Taking all the above into consideration, a (GTG)4-based PCR was useful for effective, reproducible, inter-serovar discrimination of this Salmonella collection.

Discussion

The use of rep-PCR-based genotyping for Salmonella enterica using the (GTG)5 primer has been published previously. Rasschaert et al. [16] concluded that the composite dataset for ERIC and the (GTG)5 primers provided serotype discrimination and suggested this rep-PCR be used to limit the number of strains that had to be serotyped. However, the authors emphasized that the reproducibility of the tests was lower if the isolates were analyzed during different PCR runs, and that there were two strains of S. Enteritidis that fell out of the main cluster of this serovar. Because we aimed to identify an easy, rapid and reproducible method for the differentiation of Salmonella isolates, the use of a single primer was more desirable than the composite analysis. We designed a set of TRS primers according to a 5′-N6(TRS)4-3′ scheme. In our case, the additional N6-tail at the 5′ end allows better anchoring to the various TRS-loci of the genomic template. Therefore, in our opinion, the use of a single primer—N6(GTG)4—was sufficient to obtain reproducible and satisfactory results.

Formerly, the (GTG)5-PCR technique was found to be a rapid and simple tool to reproducibly discriminate among a wide range of Lactobacillus species [19]. Also, this method was successfully applied in the typing of fecal and environmental E. coli isolates in comparison with other rep-PCR methods, including ERIC-PCR, REP-PCR and BOX-PCR [20]. In other studies, methods using the (GTG)5 primer were evaluated for the identification of Streptococcus mutans, Bacillus spp. and Klebsiella isolates [21-23]. However, these studies lacked reproducibility analyses, and there were some inaccuracies in the grouping of the bacterial isolates.

In our collection, there were no S. Dublin strains, which are closely related to S. Enteritidis and 4,5,12:i:—strains representing a monophasic variant of S. Typhimurium.

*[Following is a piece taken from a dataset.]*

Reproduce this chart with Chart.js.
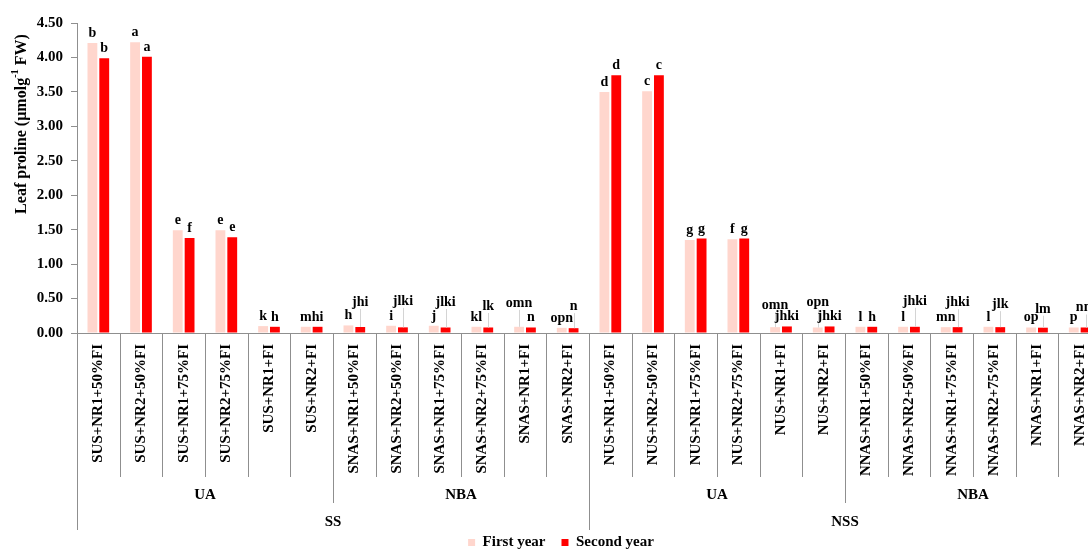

Thus, we could not verify if our test would be able to distinguish these serovars properly. Such analyses are in progress but still require some further investigations. The range of serovars examined in our studies was limited; therefore, it would be desirable to investigate a more diverse population of Salmonella enterica strains in the future. Herein, we report that the N6(GTG)4-PCR methodology can be used for rapid and easy single-tube DNA-based assays for the discrimination of seven S. enterica subsp. enterica serovars. The determination of TRS fingerprints for unknown Salmonella strains could serve as a useful predictor for their serovar affinity. Although conventional serotyping should still be performed, a rapid screen with TRS-based PCR may greatly reduce the number of antisera used for determination of Salmonella serovars and may help prioritize further investigation of Salmonella strains. It seems to be useful not only for examination of strains isolated from humans but also as a pilot survey of poultry, according to Commission Regulation No 1086/2011 [5].